A greedy quantifier matches the longest matching sequence.
A reluctant quantifier (also called a lazy quantifier) matches the shortest matching sequence.
To create a reluctant quantifier, follow it with a ?.
A possessive quantifier matches the longest matching sequence and will not matching a shorter sequence even if it would enable the entire expression to succeed.
To create a possessive quantifier, follow it with a +.

E.G.
"simple sample"
The pattern s.+e will match the longest sequence, which is the entire string because the greedy quantifier will match all characters after the first s, up to the final e.
The pattern s.+?e will match 'simple', which is the shortest match. This is because the reluctant quantifier .+? will stop after the finding the first matching sequence.
The pattern s.++e will fail, because the possesive quantifier .++ will match all characters after the initial s. Because it is possessive, it will not release the final e to enable the overall pattern to match. Thus, the final e will not be found and the match fails.
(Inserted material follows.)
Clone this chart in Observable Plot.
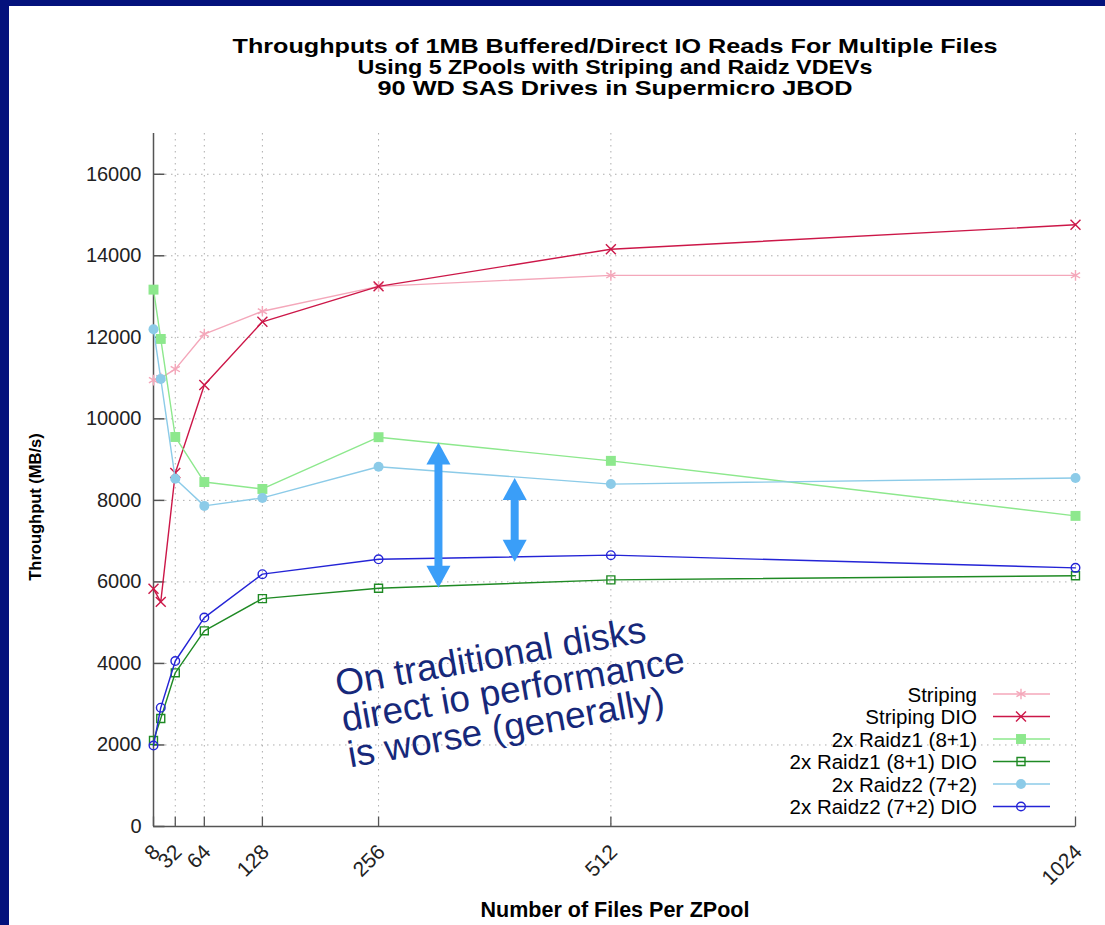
<!DOCTYPE html>
<html><head><meta charset="utf-8">
<script src="https://cdn.jsdelivr.net/npm/d3@7"></script>
<script src="https://cdn.jsdelivr.net/npm/@observablehq/plot@0.6"></script>
<style>
html,body{margin:0;padding:0;background:#04127c;width:1105px;height:925px;overflow:hidden}
#page{position:absolute;left:9px;top:6px;width:1096px;height:919px;background:#fff;overflow:hidden}
#chart{position:absolute;left:0;top:100px}
#overlay{position:absolute;left:0;top:0;pointer-events:none}
</style>
</head><body>
<div id="page"><div id="chart"></div><svg id="overlay" width="1096" height="919"></svg></div>
<script>
// ---- data ----
const filesPerPool = [8, 16, 32, 64, 128, 256, 512, 1024];
const striping      = [10950, 11000, 11220, 12080, 12640, 13250, 13520, 13520];
const stripingDIO   = [5830, 5510, 8670, 10830, 12380, 13250, 14160, 14760];
const raidz1        = [13170, 11960, 9555, 8450, 8280, 9550, 8970, 7620];
const raidz1DIO     = [2110, 2650, 3770, 4800, 5590, 5845, 6050, 6150];
const raidz2        = [12200, 10980, 8530, 7865, 8060, 8825, 8400, 8550];
const raidz2DIO     = [1985, 2915, 4060, 5125, 6190, 6555, 6656, 6345];
const seriesNames   = ["Striping", "Striping DIO", "2x Raidz1 (8+1)", "2x Raidz1 (8+1) DIO", "2x Raidz2 (7+2)", "2x Raidz2 (7+2) DIO"];
const xTickValues   = [8, 32, 64, 128, 256, 512, 1024];
const yTickValues   = [0, 2000, 4000, 6000, 8000, 10000, 12000, 14000, 16000];
const titleLines    = ["Throughputs of 1MB Buffered/Direct IO Reads For Multiple Files",
                       "Using 5 ZPools with Striping and Raidz VDEVs",
                       "90 WD SAS Drives in Supermicro JBOD"];
const xLabel = "Number of Files Per ZPool";
const yLabel = "Throughput (MB/s)";
// annotation (data coords)
const arrowsData = [{x: 322, top: 9420, bottom: 5855}, {x: 406, top: 8550, bottom: 6493}];
const noteData = [{x: 206, y: 3820, text: "On traditional disks\ndirect io performance\nis worse (generally)"}];

// ---- styles ----
const styles = [
  {color: "#f4a7ba", symbol: "asterisk", r: 5, filled: false},
  {color: "#cc1748", symbol: "times", r: 4.6, filled: false},
  {color: "#8de88d", symbol: "square", r: 5.6, filled: true},
  {color: "#1f8a24", symbol: "square", r: 4.5, filled: false},
  {color: "#8ccbe8", symbol: "circle", r: 5, filled: true},
  {color: "#2424d6", symbol: "circle", r: 4.3, filled: false}
];
const valuesList = [striping, stripingDIO, raidz1, raidz1DIO, raidz2, raidz2DIO];
const series = seriesNames.map((name, k) => ({name, ...styles[k],
  rows: filesPerPool.map((x, i) => ({x, y: valuesList[k][i], name}))}));

const tickRight = {draw(ctx) { ctx.moveTo(0, 0); ctx.lineTo(11, 0); }};
const tickUp = {draw(ctx) { ctx.moveTo(0, 0); ctx.lineTo(0, -10); }};
const headUp = {draw(ctx) { ctx.moveTo(0, 0); ctx.lineTo(12, 22); ctx.lineTo(-12, 22); ctx.closePath(); }};
const arrowColor = "#3a9ef8";
const fmt = d3.format("d");

const marks = [
  Plot.gridY(yTickValues.slice(1), {stroke: "#999", strokeOpacity: 0.8, strokeDasharray: "1.5,4.5"}),
  Plot.gridX(xTickValues.slice(1), {stroke: "#999", strokeOpacity: 0.8, strokeDasharray: "1.5,4.5"}),
  Plot.axisY(yTickValues, {tickSize: 0, tickPadding: 12, label: null, fontSize: 20, fill: "#222", tickFormat: fmt}),
  Plot.axisX(xTickValues, {tickSize: 0, tickRotate: -45, tickPadding: 22, dx: 3, label: null, fontSize: 21, fill: "#222", tickFormat: fmt}),
  Plot.ruleX([8], {stroke: "#555", strokeWidth: 1.5}),
  Plot.ruleY([0], {stroke: "#555", strokeWidth: 1.5}),
  Plot.dot(yTickValues, {y: d => d, frameAnchor: "left", symbol: tickRight, stroke: "#555", strokeWidth: 1.5, fill: "none"}),
  Plot.dot(xTickValues, {x: d => d, frameAnchor: "bottom", symbol: tickUp, stroke: "#555", strokeWidth: 1.3, fill: "none"})
];
for (const s of series) {
  marks.push(Plot.line(s.rows, {x: "x", y: "y", stroke: s.color, strokeWidth: 1.4}));
  marks.push(Plot.dot(s.rows, {x: "x", y: "y", symbol: s.symbol, r: s.r,
    fill: s.filled ? s.color : "none", stroke: s.filled ? "none" : s.color, strokeWidth: 1.4}));
}
marks.push(
  Plot.ruleX(arrowsData, {x: "x", y1: "top", y2: "bottom", stroke: arrowColor, strokeWidth: 8, insetTop: 20, insetBottom: 20}),
  Plot.dot(arrowsData, {x: "x", y: "top", symbol: headUp, fill: arrowColor, r: 5}),
  Plot.dot(arrowsData, {x: "x", y: "bottom", symbol: headUp, rotate: 180, fill: arrowColor, r: 5}),
  Plot.text(noteData, {x: "x", y: "y", text: "text", rotate: -10, textAnchor: "start", lineAnchor: "top",
    lineHeight: 0.98, fontSize: 37, fill: "#16287a", fontFamily: "Liberation Sans, Arial, sans-serif"})
);

const chart = Plot.plot({
  width: 1096, height: 819,
  marginLeft: 144, marginRight: 30, marginTop: 27, marginBottom: 99,
  style: {fontFamily: "Liberation Sans, Arial, sans-serif", fontSize: "20px", color: "#222", background: "transparent", overflow: "visible"},
  x: {type: "linear", domain: [8, 1024]},
  y: {domain: [0, 17000]},
  marks
});
document.getElementById("chart").appendChild(chart);

// ---- overlay: title, axis titles, legend ----
const ov = d3.select("#overlay");
const font = "Liberation Sans, Arial, sans-serif";
const titleCfg = [{cx: 606, y: 47, w: 765}, {cx: 606, y: 68, w: 515}, {cx: 606, y: 89, w: 475}];
titleLines.forEach((t, i) => {
  ov.append("text").attr("x", titleCfg[i].cx).attr("y", titleCfg[i].y)
    .attr("text-anchor", "middle").attr("font-family", font).attr("font-weight", "bold")
    .attr("font-size", 20.5).attr("textLength", titleCfg[i].w).attr("lengthAdjust", "spacingAndGlyphs")
    .attr("fill", "#000").text(t);
});
ov.append("text").attr("x", 606).attr("y", 911).attr("text-anchor", "middle")
  .attr("font-family", font).attr("font-weight", "bold").attr("font-size", 21.5).attr("fill", "#000").text(xLabel);
ov.append("text").attr("transform", "translate(32,501) rotate(-90)").attr("text-anchor", "middle")
  .attr("font-family", font).attr("font-weight", "bold").attr("font-size", 16.5).attr("fill", "#000").text(yLabel);

const lg = ov.append("g");
const symMap = {asterisk: d3.symbolAsterisk, times: d3.symbolTimes, square: d3.symbolSquare, circle: d3.symbolCircle};
series.forEach((s, i) => {
  const cy = 688 + i * 22.5;
  lg.append("text").attr("x", 968).attr("y", cy + 7.5).attr("text-anchor", "end")
    .attr("font-family", font).attr("font-size", 20.5).attr("fill", "#000").text(s.name);
  lg.append("line").attr("x1", 984).attr("x2", 1041).attr("y1", cy).attr("y2", cy)
    .attr("stroke", s.color).attr("stroke-width", 1.4);
  lg.append("path").attr("transform", `translate(1012,${cy})`)
    .attr("d", d3.symbol(symMap[s.symbol], Math.PI * s.r * s.r)())
    .attr("fill", s.filled ? s.color : "none").attr("stroke", s.filled ? "none" : s.color).attr("stroke-width", 1.4);
});
</script>
</body></html>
  • JAVA's Regular Expression API
- Pattern
The Pattern class defines no constructors. Instead, a Pattern is created by calling the compile() factory method.
- Matcher
Matcher class has no constructors. Instead, a Matcher is created by calling the matcher() factory method defined by Pattern.

  • Character Classes
\d, \D -- digits 0-9, all non-digits
\s, \S -- whitespaces, all non-whitespaces
\w, \W -- Characters that can be part of a word, all non-word characters

Java supplies a large number of other character classes which have the following general form:
\p{classname}
i.e. \p{Lower} , \p{Upper}, \p{Punct}. \p{Alpha}

To create a class that contain the intersection of two or more sets of characters, use the && operator. i.e. [\w && [^A-Z]]

  • Boundary Matchers
^, $
\A Start of string
\b Word boundary
\B Non-word boundary
\G End of prior match
\Z End of string (Doesn't include line terminator.)
\z End of string (Includes line terminator.)